I was lucky today, right_join works, but I really should spend some time watching Dani’s join videos and making sense of the difference.
r_o <- right_join(count_reasons, count_obstacles)
## Joining, by = "id"
# check that worked by looking at the first few rows
r_o %>% head(5)
## # A tibble: 5 x 3
## # Groups: id [5]
## id n_reasons n_obstacles
## <dbl> <int> <int>
## 1 1 145 158
## 2 2 34 26
## 3 3 111 121
## 4 4 203 211
## 5 5 100 103
Make the data long so it will work with ggplot and make the “response” a factor so it will order correctly in the plot. Note the default order is alphabetical, so if you don’t specify, it will list obstacles first, then reasons in the facet.
r_o_long <- r_o %>%
pivot_longer(names_to = "response",
values_to = "words", n_reasons:n_obstacles)
r_o_long %>% head(5)
## # A tibble: 5 x 3
## # Groups: id [3]
## id response words
## <dbl> <chr> <int>
## 1 1 n_reasons 145
## 2 1 n_obstacles 158
## 3 2 n_reasons 34
## 4 2 n_obstacles 26
## 5 3 n_reasons 111
r_o_long$response <- fct_relevel(r_o_long$response, c("n_reasons", "n_obstacles"))
Work out how many words students wrote on average for each question. Hmmm less than 100 words 😢.
r_o_long %>%
group_by(response) %>%
summarise(meanwords = mean(words))
## # A tibble: 2 x 2
## response meanwords
## * <fct> <dbl>
## 1 n_reasons 90.3
## 2 n_obstacles 85.6
Distribution of word counts separately for reasons and obstacles responses
r_o_long %>%
ggplot(aes(x = words, fill = response)) +
geom_histogram() +
facet_wrap(~response) +
theme_grey() +
geom_vline(xintercept = 100, linetype="dashed",
color = "blue", size=0.5) +
ggeasy::easy_remove_legend() +
labs(title = "Distribution of word count", subtitle = "Mean words in reasons = 90. Mean words in obstacles = 86", x = "Word count", y = "Number of students (N = 100)") +
annotate("text", x = 180, y = 12, label = "target word \n count = 100")
Tidytext is pretty fun and a “relatively” easy way to get word count. AGAIN i ran into trouble remembering the order of the arguments when renaming things. Trying to be more intentional about documenting that it is newname = oldname, so maybe one day I won’t have to run through the alphabet to work it out!

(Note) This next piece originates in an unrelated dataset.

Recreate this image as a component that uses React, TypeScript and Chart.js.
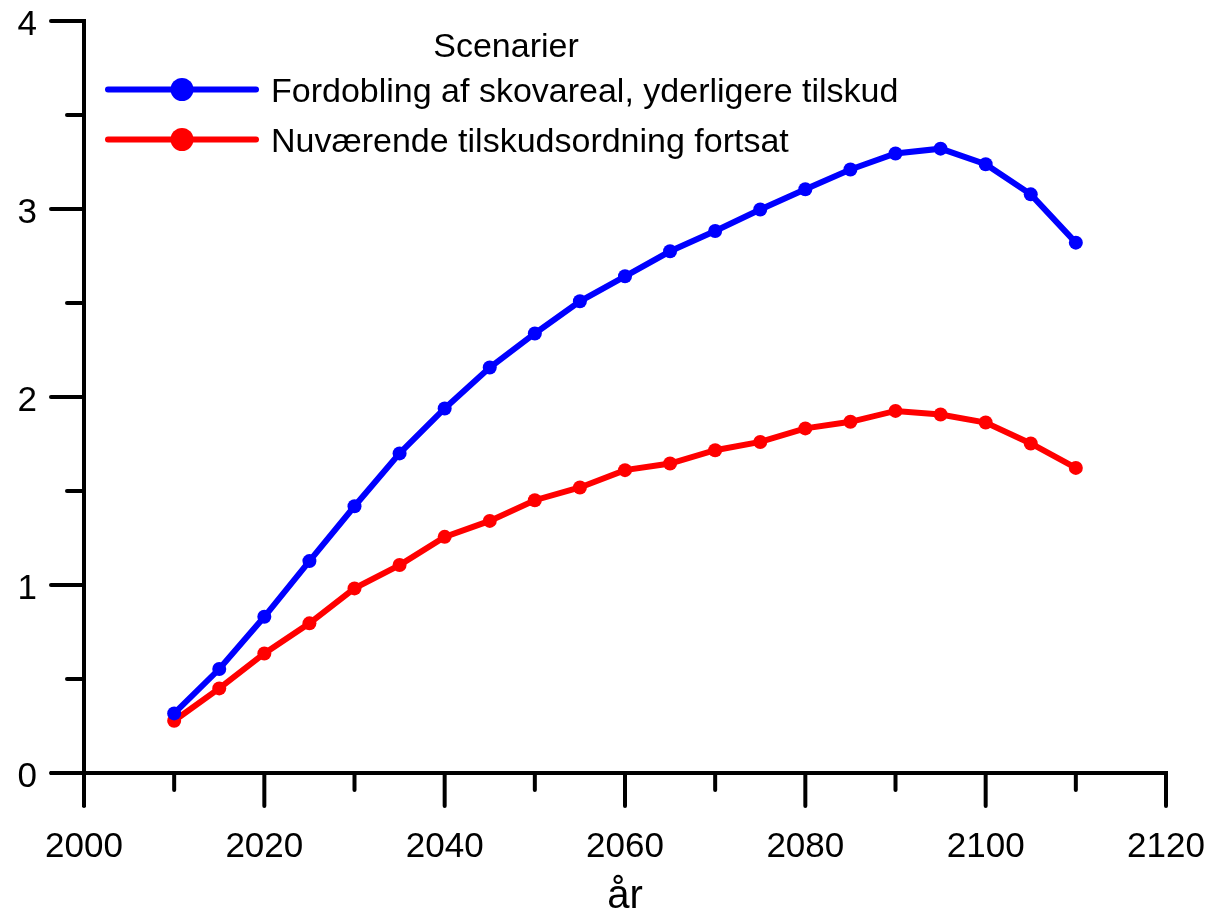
import React, { useEffect, useRef } from "react";
import { Chart, registerables } from "chart.js";

Chart.register(...registerables);

const years = [2010, 2015, 2020, 2025, 2030, 2035, 2040, 2045, 2050, 2055, 2060, 2065, 2070, 2075, 2080, 2085, 2090, 2095, 2100, 2105, 2110];
const fordobling = [0.317, 0.553, 0.831, 1.127, 1.419, 1.70, 1.939, 2.157, 2.338, 2.509, 2.642, 2.775, 2.883, 2.997, 3.105, 3.21, 3.295, 3.321, 3.238, 3.078, 2.821];
const nuvaerende = [0.278, 0.45, 0.636, 0.796, 0.982, 1.106, 1.256, 1.341, 1.451, 1.519, 1.611, 1.646, 1.717, 1.761, 1.833, 1.868, 1.926, 1.907, 1.864, 1.753, 1.623];
const seriesLabels = ["Fordobling af skovareal, yderligere tilskud", "Nuværende tilskudsordning fortsat"];
const seriesColors = ["#0000ff", "#ff0000"];
const legendTitle = "Scenarier";
const xTitle = "år";
const xMin = 2000, xMax = 2120, xStep = 10, xLabelEvery = 20;
const yMin = 0, yMax = 4, yStep = 0.5;

const FONT = "'Liberation Sans', Arial, sans-serif";

const axesPlugin = {
  id: "customAxes",
  beforeDatasetsDraw(chart: any) {
    const { ctx, chartArea } = chart;
    const xs = chart.scales.x;
    const ys = chart.scales.y;
    const left = chartArea.left;
    const bottom = chartArea.bottom;
    const major = 33;
    const minor = 17;
    ctx.save();
    ctx.strokeStyle = "#000";
    ctx.lineWidth = 4;
    ctx.lineCap = "butt";
    // y axis line
    ctx.beginPath();
    ctx.moveTo(left, ys.getPixelForValue(yMax) - 2);
    ctx.lineTo(left, bottom + major + 1);
    ctx.stroke();
    // x axis line
    ctx.beginPath();
    ctx.moveTo(left - major - 1, bottom);
    ctx.lineTo(xs.getPixelForValue(xMax) + 2, bottom);
    ctx.stroke();
    ctx.lineCap = "round";
    ctx.fillStyle = "#000";
    ctx.font = `35px ${FONT}`;
    ys.ticks.forEach((t: any) => {
      const py = ys.getPixelForValue(t.value);
      const isMajor = Number.isInteger(t.value);
      const len = isMajor ? major : minor;
      ctx.beginPath();
      ctx.moveTo(left - len, py);
      ctx.lineTo(left, py);
      ctx.stroke();
      if (isMajor) {
        ctx.textAlign = "right";
        ctx.textBaseline = "alphabetic";
        ctx.fillText(String(t.value), left - 47, py + 13.5);
      }
    });
    xs.ticks.forEach((t: any) => {
      const px = xs.getPixelForValue(t.value);
      const isMajor = t.value % xLabelEvery === 0;
      const len = isMajor ? major : minor;
      ctx.beginPath();
      ctx.moveTo(px, bottom);
      ctx.lineTo(px, bottom + len);
      ctx.stroke();
      if (isMajor) {
        ctx.textAlign = "center";
        ctx.textBaseline = "alphabetic";
        ctx.fillText(String(t.value), px, bottom + 84);
      }
    });
    ctx.font = `40px ${FONT}`;
    ctx.textAlign = "center";
    ctx.textBaseline = "alphabetic";
    ctx.fillText(xTitle, (xs.left + xs.right) / 2, bottom + 135);
    ctx.restore();
  },
};

const legendPlugin = {
  id: "customLegend",
  afterDatasetsDraw(chart: any) {
    const { ctx } = chart;
    ctx.save();
    ctx.fillStyle = "#000";
    ctx.font = `34px ${FONT}`;
    ctx.textAlign = "center";
    ctx.textBaseline = "alphabetic";
    ctx.fillText(legendTitle, 506, 57);
    chart.data.datasets.forEach((ds: any, i: number) => {
      const y = 89.5 + i * 50;
      ctx.strokeStyle = ds.borderColor;
      ctx.lineWidth = 6;
      ctx.lineCap = "round";
      ctx.beginPath();
      ctx.moveTo(108, y);
      ctx.lineTo(256, y);
      ctx.stroke();
      ctx.fillStyle = ds.borderColor;
      ctx.beginPath();
      ctx.arc(182, y, 11.5, 0, Math.PI * 2);
      ctx.fill();
      ctx.fillStyle = "#000";
      ctx.textAlign = "left";
      ctx.textBaseline = "alphabetic";
      ctx.fillText(ds.label, 271, y + 12.5);
    });
    ctx.restore();
  },
};

export default function App() {
  const ref = useRef<HTMLCanvasElement>(null);
  useEffect(() => {
    if (!ref.current) return;
    const mk = (vals: number[]) => years.map((x, i) => ({ x, y: vals[i] }));
    const chart = new Chart(ref.current, {
      type: "line",
      data: {
        datasets: [
          {
            label: seriesLabels[0],
            data: mk(fordobling),
            borderColor: seriesColors[0],
            backgroundColor: seriesColors[0],
            borderWidth: 6,
            pointRadius: 7,
            pointBorderWidth: 0,
            pointHoverRadius: 7,
          },
          {
            label: seriesLabels[1],
            data: mk(nuvaerende),
            borderColor: seriesColors[1],
            backgroundColor: seriesColors[1],
            borderWidth: 6,
            pointRadius: 7,
            pointBorderWidth: 0,
            pointHoverRadius: 7,
          },
        ],
      },
      options: {
        animation: false,
        responsive: true,
        maintainAspectRatio: false,
        events: [],
        layout: { padding: { left: 84, right: 43, top: 21, bottom: 147 } },
        plugins: { legend: { display: false }, tooltip: { enabled: false } },
        scales: {
          x: {
            type: "linear",
            display: false,
            min: xMin,
            max: xMax,
            ticks: { stepSize: xStep, autoSkip: false },
          },
          y: {
            display: false,
            min: yMin,
            max: yMax,
            ticks: { stepSize: yStep },
          },
        },
      },
      plugins: [axesPlugin, legendPlugin],
    });
    return () => chart.destroy();
  }, []);
  return (
    <div style={{ position: "fixed", left: 0, top: 0, width: 1209, height: 920, background: "#fff" }}>
      <canvas ref={ref} />
    </div>
  );
}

It seems a bit clunky to have to work with different dataframes for different questions. This is probably the kind of thing that iteration could help with but I am a bit scared of lists and I still don’t really get the purrr package.
I got lucky with my join today, I picked right_join() at random and it did what I wanted but… I really need to spend some time working out what the difference between the join functions in dplyr are so that its not a crap shoot every time.